Le risque de liquidité demeure l'une des principales contraintes du placement en SCPI. Si la majorité des fonds offrent un marché secondaire organisé pour l'achat et la revente de parts, environ 40 SCPI rencontrent encore des difficultés persistantes à absorber le volume croissant de demandes de cession. La revente peut nécessiter plusieurs mois et s'effectuer avec une décote pouvant atteindre 10 % à 15 % du prix de part officiel.
Les frais d'entrée, qui oscillent généralement entre 10 % et 12 % du montant investi, constituent également un point d'attention. Gilles Belloir recommande ainsi « un horizon d'investissement minimum de huit ans pour amortir ces frais d'entrée et bénéficier pleinement du rendement récurrent des SCPI ».
SCPI versus autres placements : une comparaison éclairante
Malgré ces contraintes, les SCPI maintiennent un avantage comparatif notable face aux autres placements d'épargne disponibles en 2025. Avec un rendement moyen de 4,72 % en 2024, elles surclassent largement les fonds en euros d'assurance-vie, dont les meilleurs contrats affichent des performances comprises entre 2,5 % et 3,5 %.

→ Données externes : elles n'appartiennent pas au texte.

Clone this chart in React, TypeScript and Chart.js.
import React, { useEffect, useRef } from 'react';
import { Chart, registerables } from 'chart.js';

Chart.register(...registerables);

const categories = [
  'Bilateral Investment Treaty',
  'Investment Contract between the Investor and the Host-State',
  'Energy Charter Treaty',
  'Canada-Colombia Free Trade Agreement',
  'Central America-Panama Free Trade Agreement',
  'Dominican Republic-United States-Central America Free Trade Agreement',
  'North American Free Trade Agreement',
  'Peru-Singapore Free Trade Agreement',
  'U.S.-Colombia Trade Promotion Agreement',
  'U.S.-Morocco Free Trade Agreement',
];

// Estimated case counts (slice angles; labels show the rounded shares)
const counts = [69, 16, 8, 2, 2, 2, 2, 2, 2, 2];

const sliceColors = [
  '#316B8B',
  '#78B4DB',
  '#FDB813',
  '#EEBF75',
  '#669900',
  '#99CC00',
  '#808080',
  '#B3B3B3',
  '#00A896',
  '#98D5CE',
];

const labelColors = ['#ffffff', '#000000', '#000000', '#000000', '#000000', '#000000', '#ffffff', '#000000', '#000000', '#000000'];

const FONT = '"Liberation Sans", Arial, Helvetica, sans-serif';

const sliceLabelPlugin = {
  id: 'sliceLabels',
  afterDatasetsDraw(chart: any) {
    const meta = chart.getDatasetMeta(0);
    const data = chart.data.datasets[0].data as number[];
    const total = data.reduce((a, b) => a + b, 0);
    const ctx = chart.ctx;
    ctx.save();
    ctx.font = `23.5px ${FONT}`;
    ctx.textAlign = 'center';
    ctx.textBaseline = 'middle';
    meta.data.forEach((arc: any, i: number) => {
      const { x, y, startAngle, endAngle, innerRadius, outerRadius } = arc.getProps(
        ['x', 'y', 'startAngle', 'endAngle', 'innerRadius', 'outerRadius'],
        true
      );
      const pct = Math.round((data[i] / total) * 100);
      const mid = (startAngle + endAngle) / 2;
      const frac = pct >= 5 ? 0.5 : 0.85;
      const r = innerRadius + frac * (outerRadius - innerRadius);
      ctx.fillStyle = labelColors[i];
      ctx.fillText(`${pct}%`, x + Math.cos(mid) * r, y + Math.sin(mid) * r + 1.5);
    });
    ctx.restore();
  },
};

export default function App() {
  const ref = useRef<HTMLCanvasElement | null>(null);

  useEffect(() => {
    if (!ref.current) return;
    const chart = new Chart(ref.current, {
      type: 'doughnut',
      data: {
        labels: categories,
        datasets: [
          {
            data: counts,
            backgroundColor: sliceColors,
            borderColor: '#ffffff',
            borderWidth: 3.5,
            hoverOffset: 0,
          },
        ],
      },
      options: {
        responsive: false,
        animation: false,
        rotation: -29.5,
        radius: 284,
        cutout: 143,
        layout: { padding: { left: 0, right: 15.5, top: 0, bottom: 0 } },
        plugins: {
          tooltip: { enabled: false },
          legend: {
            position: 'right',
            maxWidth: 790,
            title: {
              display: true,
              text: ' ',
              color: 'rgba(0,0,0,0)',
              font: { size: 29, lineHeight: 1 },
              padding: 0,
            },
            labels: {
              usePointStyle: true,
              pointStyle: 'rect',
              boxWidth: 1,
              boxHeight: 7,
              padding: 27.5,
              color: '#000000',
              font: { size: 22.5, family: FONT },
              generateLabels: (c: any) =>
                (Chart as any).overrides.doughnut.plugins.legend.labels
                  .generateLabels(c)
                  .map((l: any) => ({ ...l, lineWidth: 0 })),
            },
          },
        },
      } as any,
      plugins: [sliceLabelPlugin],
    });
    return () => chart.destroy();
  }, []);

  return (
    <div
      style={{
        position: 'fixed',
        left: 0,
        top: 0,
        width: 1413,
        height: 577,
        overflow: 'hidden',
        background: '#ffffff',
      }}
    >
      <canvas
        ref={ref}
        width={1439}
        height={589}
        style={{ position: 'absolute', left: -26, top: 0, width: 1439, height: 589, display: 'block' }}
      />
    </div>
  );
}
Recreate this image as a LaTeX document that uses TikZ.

L'écart est également significatif avec le Livret A, dont le taux est maintenu à 3 % en 2025. Toutefois, cette comparaison doit tenir compte des profils de risque radicalement différents : le Livret A garantit le capital et offre une liquidité immédiate, tandis que les SCPI exposent à un risque de perte en capital et à des délais de sortie.
Les investisseurs doivent donc arbitrer entre sécurité et rendement. Pour les épargnants disposant d'un horizon de placement à long terme et d'une tolérance au risque modérée, les SCPI diversifiées et récentes représentent une option attractive dans un contexte de taux d'intérêt qui, bien qu'en baisse depuis mi-2024, demeurent nettement supérieurs aux niveaux de la décennie 2010-2020.
Perspectives et stratégies pour les investisseurs
L'année 2025 marque ainsi une phase de transition pour le marché des SCPI. D'un côté, les signaux de reprise se multiplient : stabilisation des taux directeurs, retour progressif de la liquidité, redémarrage des transactions immobilières commerciales avec 8,9 milliards d'euros investis sur les trois premiers trimestres (+7,2 % sur un an).
De l'autre, les défis structurels persistent, notamment sur le segment des bureaux où l'ajustement aux nouvelles pratiques de travail est loin d'être achevé. Le marché européen montre néanmoins des signaux encourageants, avec une reprise des transactions dans certains territoires comme le Royaume-Uni, l'Allemagne ou les Pays-Bas.
Pour les épargnants souhaitant investir en SCPI en 2025, les experts recommandent de privilégier trois critères : la diversification sectorielle et géographique, la jeunesse du fonds (capable d'investir aux valorisations actuelles plus basses), et la transparence de la société de gestion sur la composition du patrimoine et la gestion de la liquidité.
Les SCPI demeurent ainsi une solution d'épargne performante pour qui accepte d'immobiliser son capital sur le long terme, à condition de sélectionner rigoureusement les fonds et d'intégrer cet investissement dans une allocation patrimoniale équilibrée.